In a little more than 10 months, Super Bowl XLVIII will be held in East Rutherford, New Jersey at MetLife Stadium. For as long as there has been football it has been played in cold weather, but this will be the first time in 47 years that the big game will be played outdoors in a region known for freezing temperatures in February. In fact, 39 degrees is the coldest it's ever been at kickoff, and that was 43 years ago at Tulane Stadium (New Orleans) for Super Bowl IV.
We mention this because depending the logistical success of next year's game, the NFL could be more inclined to return to a cold-weather city in the future.

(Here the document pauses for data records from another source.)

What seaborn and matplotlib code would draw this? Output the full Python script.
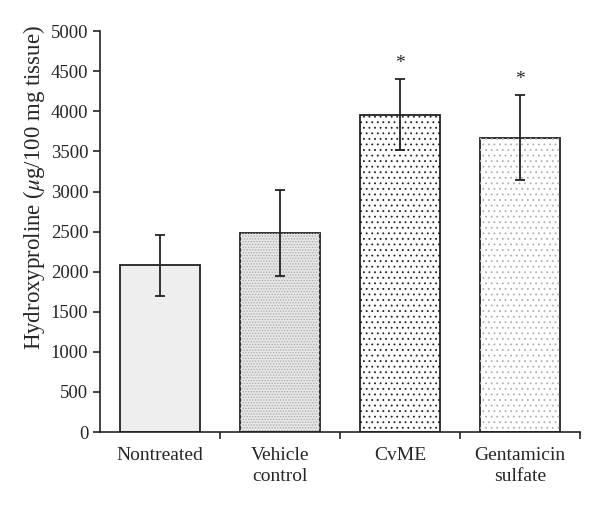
import pandas as pd
import seaborn as sns
import matplotlib.pyplot as plt
from matplotlib.patches import Rectangle

groups = ['Nontreated', 'Vehicle\ncontrol', 'CvME', 'Gentamicin\nsulfate']
means = [2080, 2480, 3960, 3670]
errs = [380, 540, 440, 530]
signif = ['', '', '*', '*']

sns.set_style('ticks')
plt.rcParams['font.family'] = ['Liberation Serif', 'DejaVu Serif']
plt.rcParams['mathtext.fontset'] = 'stix'
plt.rcParams['hatch.linewidth'] = 0.6

df = pd.DataFrame({'group': groups, 'mean': means})

fig = plt.figure(figsize=(6, 5.08), dpi=100)
ax = fig.add_axes([0.1667, 0.1496, 0.8, 0.789])

sns.barplot(data=df, x='group', y='mean', ax=ax, width=0.66,
            color='white', edgecolor='#222222', linewidth=1.3,
            errorbar=None, zorder=2)

# fill textures: face colour, dot hatch, hatch colour
looks = [('#eeeeee', None, None),
         ('#e6e6e6', '......', '#a8a8a8'),
         ('white', '...', '#222222'),
         ('white', '...', '#b0b0b0')]
for p, (fc, h, hc) in zip(ax.patches, looks):
    p.set_facecolor(fc)
    if h:
        ax.add_patch(Rectangle(p.get_xy(), p.get_width(), p.get_height(),
                               fill=False, hatch=h, edgecolor=hc,
                               linewidth=0, zorder=2.5))

ax.errorbar(range(len(groups)), means, yerr=errs, fmt='none',
            ecolor='#222222', elinewidth=1.3, capsize=3.5, capthick=1.3, zorder=3)
for i, s in enumerate(signif):
    if s:
        ax.text(i, means[i] + errs[i] + 90, s, ha='center', va='bottom', fontsize=14)

ax.set_xlim(-0.5, 3.5)
ax.set_ylim(0, 5000)
ax.set_yticks(range(0, 5001, 500))
ax.set_xticks([0.5, 1.5, 2.5, 3.5], minor=True)
ax.set_xticks(range(len(groups)))
ax.set_xticklabels(groups, linespacing=1.25)
ax.tick_params(axis='x', which='major', length=0, pad=11, labelsize=14)
ax.tick_params(axis='x', which='minor', length=5, width=1.2, direction='out')
ax.tick_params(axis='y', length=5, width=1.2, labelsize=13.5)
ax.set_xlabel('')
ax.set_ylabel('Hydroxyproline ($\\mu$g/100 mg tissue)', fontsize=16.5, labelpad=2)
ax.yaxis.set_label_coords(-0.11, 0.61)
sns.despine(ax=ax)
for s in ['left', 'bottom']:
    ax.spines[s].set_linewidth(1.2)
    ax.spines[s].set_color('#222222')

fig.savefig('out.png', dpi=100)
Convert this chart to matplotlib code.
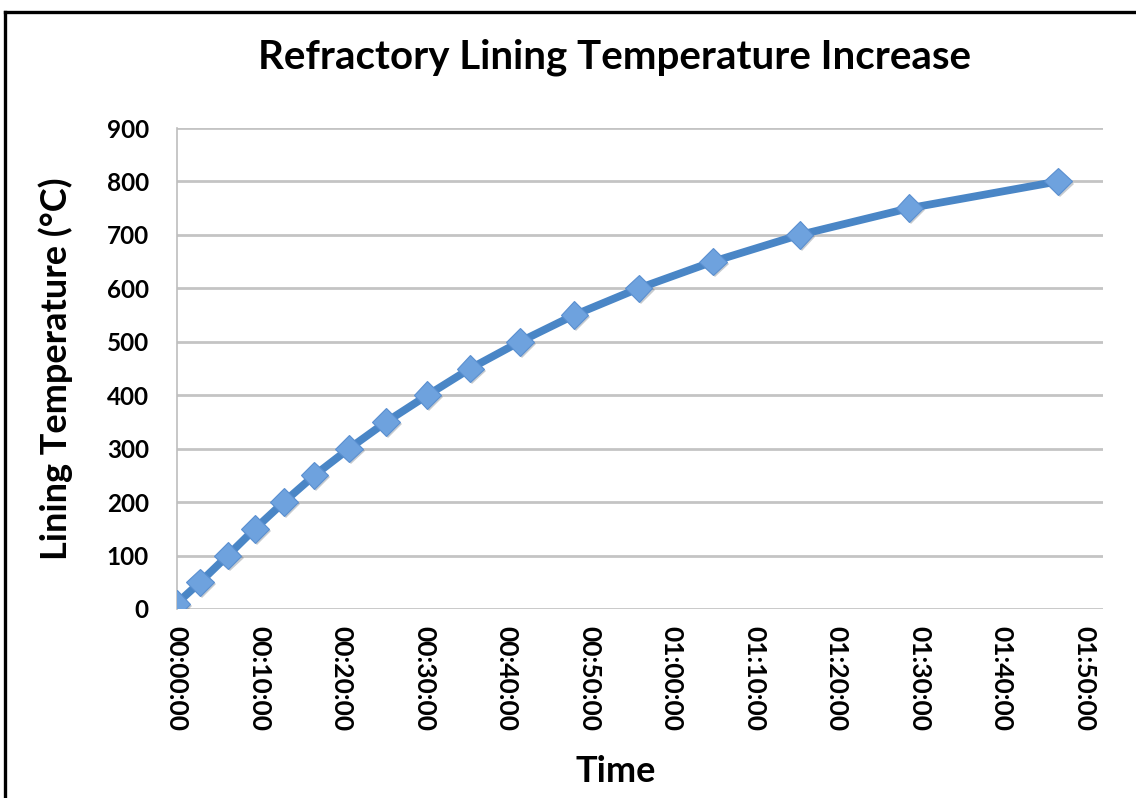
import matplotlib
matplotlib.use("Agg")
import matplotlib.pyplot as plt
from matplotlib.lines import Line2D
from matplotlib.ticker import FuncFormatter, MultipleLocator
import matplotlib.patheffects as pe

# Elapsed time (minutes) and measured lining temperature (°C)
time_min = [0.0, 2.85, 6.2, 9.5, 13.0, 16.7, 20.9, 25.4, 30.4, 35.6,
            41.6, 48.2, 56.0, 65.0, 75.5, 88.8, 106.8]
temperature_c = [10, 50, 100, 150, 200, 250, 300, 350, 400, 450,
                 500, 550, 600, 650, 700, 750, 800]

title = "Refractory Lining Temperature Increase"
x_label = "Time"
y_label = "Lining Temperature (°C)"

FONT = ["Lato", "DejaVu Sans"]

fig = plt.figure(figsize=(11.36, 7.98), dpi=100)
ax = fig.add_axes([176.5 / 1136, 1 - 609 / 798,
                   (1102.5 - 176.5) / 1136, (609 - 128) / 798])

# Series line
ax.plot(time_min, temperature_c, color="#4A86C6", lw=5.6,
        solid_joinstyle="round", solid_capstyle="round", zorder=3)
# Diamond markers with a soft drop shadow
ax.plot(time_min, temperature_c, ls="none", zorder=4,
        marker="D", markersize=14, markerfacecolor="#6EA2DE",
        markeredgecolor="#5A8FD0", markeredgewidth=0.8,
        path_effects=[pe.SimplePatchShadow(offset=(1.5, -1.5), alpha=0.25),
                      pe.Normal()])

ax.set_xlim(0, 112.2)
ax.set_ylim(0, 900)
ax.xaxis.set_major_locator(MultipleLocator(10))
ax.yaxis.set_major_locator(MultipleLocator(100))


def hms(v, _pos):
    total = int(round(v * 60))
    h, rem = divmod(total, 3600)
    m, s = divmod(rem, 60)
    return f"{h:02d}:{m:02d}:{s:02d}"


ax.xaxis.set_major_formatter(FuncFormatter(hms))

ax.grid(axis="y", color="#C4C4C4", lw=2.0, zorder=0)
ax.set_axisbelow(True)
for side in ("top", "right", "bottom"):
    ax.spines[side].set_visible(False)
ax.spines["left"].set_color("#BDBDBD")
ax.spines["left"].set_linewidth(1.2)

ax.tick_params(axis="both", length=0)
ax.tick_params(axis="y", pad=20)
ax.tick_params(axis="x", pad=12)
for lbl in ax.get_yticklabels():
    lbl.set_fontfamily(FONT)
    lbl.set_fontweight("bold")
    lbl.set_fontsize(17.5)
for lbl in ax.get_xticklabels():
    lbl.set_fontfamily(FONT)
    lbl.set_fontweight("bold")
    lbl.set_fontsize(19)
    lbl.set_rotation(-90)
    lbl.set_va("top")
    lbl.set_ha("center")

ax.set_xlabel(x_label, fontfamily=FONT, fontweight="bold", fontsize=26,
              va="center")
ax.xaxis.set_label_coords((616 - 176.5) / 926, -(771 - 609) / 481)
ax.set_ylabel(y_label, fontfamily=FONT, fontweight="bold", fontsize=26,
              labelpad=24)
fig.text(614 / 1136, 1 - 57 / 798, title, fontfamily=FONT,
         fontweight="bold", fontsize=29, ha="center", va="center")

# Chart frame
fig.add_artist(Line2D([5 / 1136, 1.0], [1 - 12 / 798, 1 - 12 / 798],
                      transform=fig.transFigure, color="black", lw=2.4))
fig.add_artist(Line2D([5 / 1136, 5 / 1136], [0.0, 1 - 12 / 798],
                      transform=fig.transFigure, color="black", lw=2.4))

fig.savefig("out.png", dpi=100)
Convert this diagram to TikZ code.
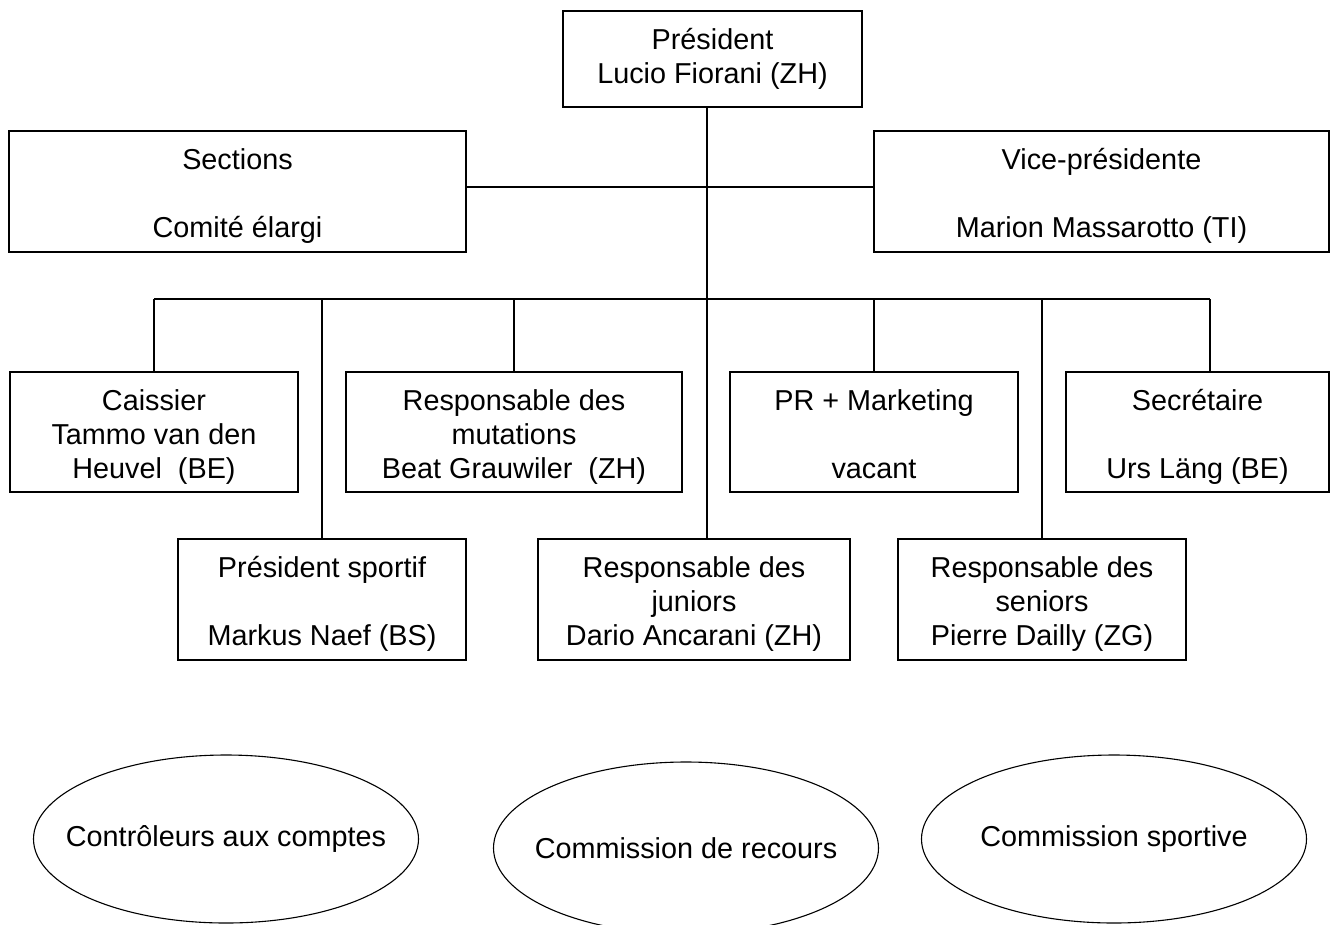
\documentclass[tikz,border=0pt]{standalone}
\usepackage{fontspec}
\setmainfont{Liberation Sans}
\usetikzlibrary{shapes.geometric}
\newcommand\tstr{\rule{0pt}{30pt}}
\tikzset{
  txt/.style={inner sep=0pt, align=center, font=\fontsize{28.8}{34}\selectfont},
  box/.style={draw, rectangle, line width=1.3pt, inner sep=0pt},
  boxtext/.style={label={[txt, anchor=north, yshift=-9pt]north:{\tstr #1}}},
  oval/.style={draw, ellipse, line width=1.1pt, inner sep=0pt},
  ovaltext/.style={label={[txt]center:{#1}}},
  conn/.style={line width=1.3pt}
}
\begin{document}
\begin{tikzpicture}[x=1pt, y=-1pt]
\useasboundingbox (0,0) rectangle (1332,924);
\clip (0,0) rectangle (1332,924);
\fill[white] (0,0) rectangle (1332,924);

% top level
\node[box, minimum width=299pt, minimum height=96pt, boxtext={Président\\Lucio Fiorani (ZH)}] (pres) at (712.5,59) {};
\node[box, minimum width=457pt, minimum height=121pt, boxtext={Sections\\[34pt]Comité élargi}] (sect) at (237.5,191.5) {};
\node[box, minimum width=455pt, minimum height=121pt, boxtext={Vice-présidente\\[34pt]Marion Massarotto (TI)}] (vice) at (1101.5,191.5) {};

% row 1
\node[box, minimum width=288pt, minimum height=120pt, boxtext={Caissier\\Tammo van den\\Heuvel\ \ (BE)}] (caiss) at (154,432) {};
\node[box, minimum width=336pt, minimum height=120pt, boxtext={Responsable des\\mutations\\Beat Grauwiler\ \ (ZH)}] (mut) at (514,432) {};
\node[box, minimum width=288pt, minimum height=120pt, boxtext={PR + Marketing\\[34pt]vacant}] (pr) at (874,432) {};
\node[box, minimum width=263pt, minimum height=120pt, boxtext={Secrétaire\\[34pt]Urs Läng (BE)}] (secr) at (1197.5,432) {};

% row 2
\node[box, minimum width=288pt, minimum height=121pt, boxtext={Président sportif\\[34pt]Markus Naef (BS)}] (spo) at (322,599.5) {};
\node[box, minimum width=312pt, minimum height=121pt, boxtext={Responsable des\\juniors\\Dario Ancarani (ZH)}] (jun) at (694,599.5) {};
\node[box, minimum width=288pt, minimum height=121pt, boxtext={Responsable des\\seniors\\Pierre Dailly (ZG)}] (sen) at (1042,599.5) {};

% commissions
\node[oval, minimum width=385pt, minimum height=168pt, ovaltext={Contrôleurs aux comptes}] (e1) at (226,839) {};
\node[oval, minimum width=385pt, minimum height=172pt, ovaltext={Commission de recours}] (e2) at (686,848) {};
\node[oval, minimum width=385pt, minimum height=168pt, ovaltext={Commission sportive}] (e3) at (1114,839) {};

% connectors
\coordinate (hl) at (707,187);
\coordinate (trunk) at (707,299);
\coordinate (secrdrop) at (1210,299);
\draw[conn] (sect.east |- hl) -- (vice.west |- hl);
\draw[conn] (pres.south -| trunk) -- (trunk);
\draw[conn] (caiss.north |- trunk) -- (secrdrop);
\draw[conn] (caiss.north |- trunk) -- (caiss.north);
\draw[conn] (spo.north |- trunk) -- (spo.north);
\draw[conn] (mut.north |- trunk) -- (mut.north);
\draw[conn] (trunk) -- (trunk |- jun.north);
\draw[conn] (pr.north |- trunk) -- (pr.north);
\draw[conn] (sen.north |- trunk) -- (sen.north);
\draw[conn] (secrdrop) -- (secrdrop |- secr.north);
\end{tikzpicture}
\end{document}
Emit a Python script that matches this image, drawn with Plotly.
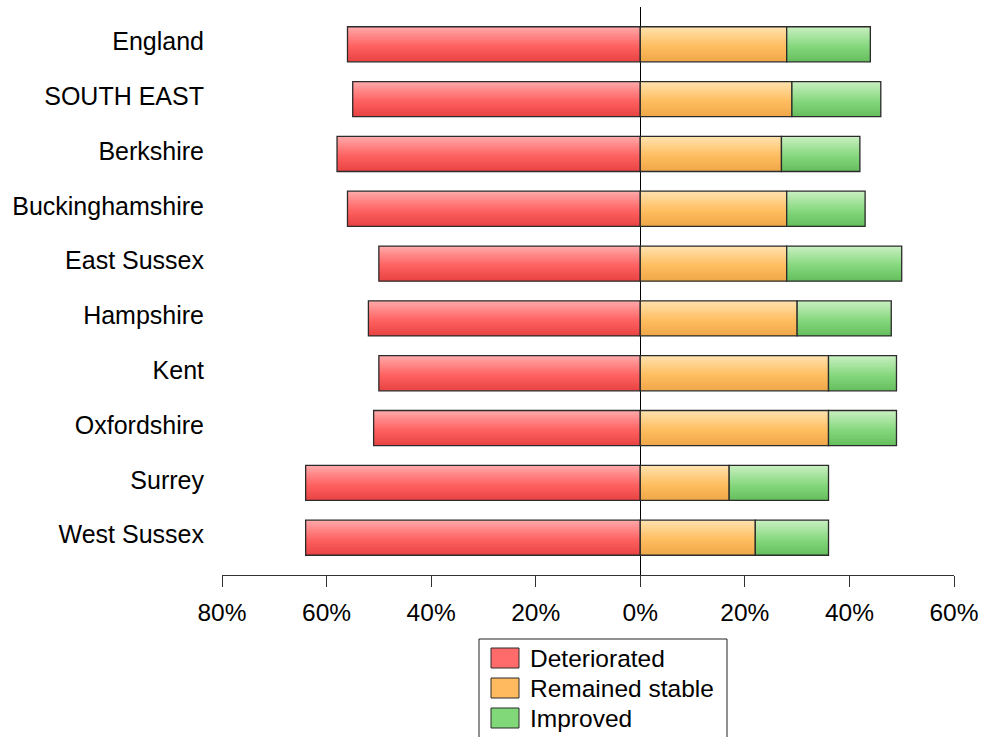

At the NFL owners meetings in Phoenix, Ariz. this week, Eagles owner Jeffrey Lurie threw Philadelphia's name into the ring.
"I will (seek a Super Bowl)," he said according to the Philadelphia Daily News. "Yes, I will. If it's a success. New York will help us. …
"Growing up in Boston, I went to more great games in snow conditions," Lurie continued. "Some of the most memorable games I've ever been to were very difficult and wonderful conditions. I would have no fear of it snowing -- as long as there's no public safety issue that day, I think it would be great if it's snowing a bit."
It's a fine point, and one that's been made countless times before. And we've see games played in inclement weather every postseason, from New England to Pittsburgh to New York to Denver. But because the Super Bowl is a worldwide spectacle and a weeklong event that has substantially more moving parts than your garden-variety playoff game, limiting the variables that can derail the experience -- namely, weather (or if this is New Orleans, electricity) -- is a no-brainer.
We love the idea of a Super Bowl played in less-than-ideal conditions, but if New York can't pull it off, it almost certainly won't happen elsewhere anytime soon (news which should make Joe Flacco very happy).